Lushington married, on 8 Aug. 1821, Sarah Grace, daughter of Thomas William Carr of Frognal, Hampstead, Middlesex. Of five sons and five daughters, his fourth son, Vernon Lushington, Q.C., was (1877–1900) county court judge for Surrey and Berkshire, while a twin brother, Sir Godfrey Lushington (1832–1907), was permanent under-secretary for the home department. Lushington's wife died on 20 Sept. 1837, and was buried in Bushey Church, Hertfordshire. His portrait, painted by W. Holman Hunt in 1862, is in the possession of Judge Lushington. There are engravings of Lushington by Walker (1834) after Newton, and by Holl after Wivell.

Lushington's younger brother, Charles Lushington (1785–1866), entered the civil service of the East India Company in 1800, and served in Bengal till 1827. Returning to England, he was M.P. for Ashburton in the liberal interest from 1833 to 1841, and for Westminster from 1847 to 1852. He resided for many years at Edgware, but died at Brighton 23 Sept. 1866. He published a ‘History of Calcutta's Religious Institutions,’ Calcutta, 1824; ‘Remonstrance addressed to the Bishop of London in behalf of the Dissenters,’ 1838; and ‘Dilemmas of a Churchman,’ 1838. His first wife Sarah, daughter of Colonel Joseph Gascoyne, whom he married in 1805, was author of ‘A Journey from Calcutta to Europe in 1827–8,’ London, 8vo, and died in 1839; his second wife Julia Jane, widow of Thomas Teed of Stanmore, died in February 1866.

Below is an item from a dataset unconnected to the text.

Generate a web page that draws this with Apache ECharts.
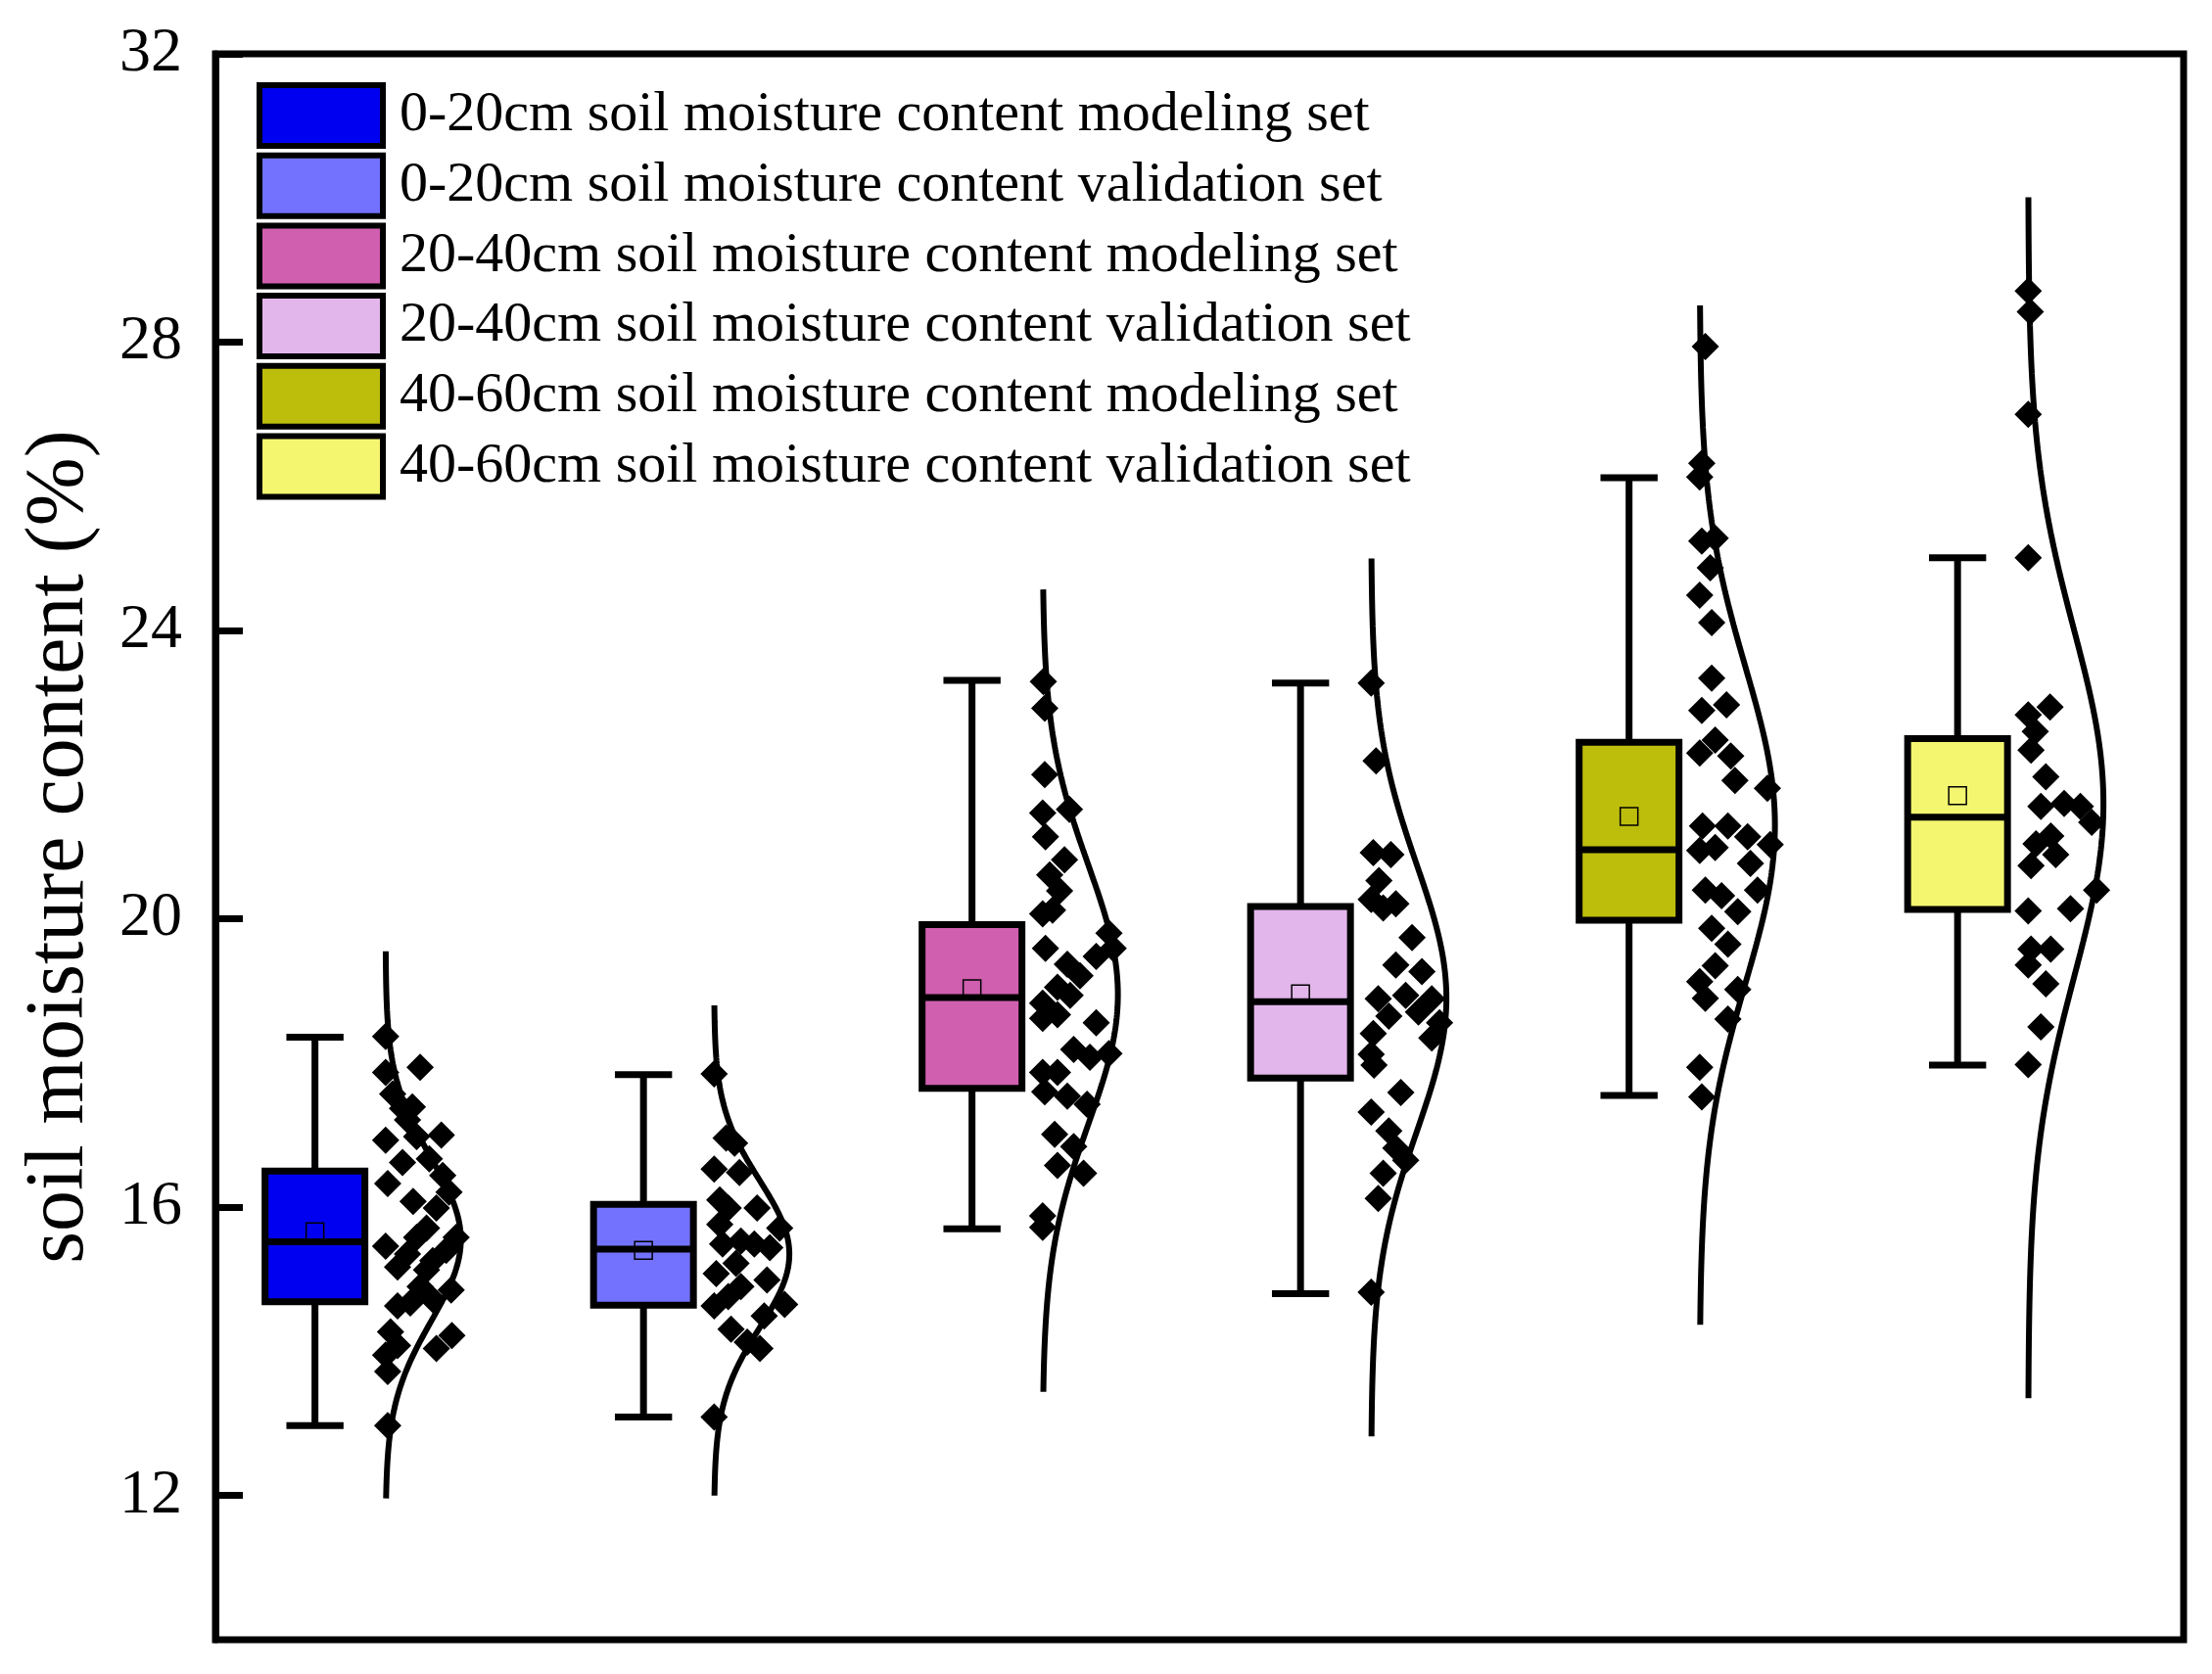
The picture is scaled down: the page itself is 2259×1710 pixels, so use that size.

[Times, 21 and 22 Jan. 1873; Law Times, 13 July 1867 and 25 Jan. 1873; Illustrated London News, 1 Feb. 1873 (with portrait); Charles Buxton's Memoirs of Sir Thomas Fowell Buxton, 1850; Ann. Reg. 1873, pt. ii. pp. 123–4; Gent. Mag. 1821, pt. ii. pp. 176, 177–9, 269; Georgian Era, 1833, ii. 359–60; Random Recollections of the House of Commons, 1836, pp. 255–7; Temple Bar, xxvi. 364–93; Cussans's Hist. of Hertfordshire. Hundred of Edwinstree, 1872, pp. 94–6; Hundred of Dacorum, 1879, p. 227; Whishaw's Synopsis of the Members of the English Bar, 1835, pp. 88–9; Masters of the Bench of the Inner Temple, 1883, p. 104; Foster's Alumni Oxon. 1715–1886, iii. 883; Stapylton's Eton School Lists, 1864, p. 8; Dod's Peerage, &c., 1873, pp. 433–4; Burke's Peerage, &c., 1890, p. 886; Lists of Members of Parliament; Admissions to Lincoln's Inn.]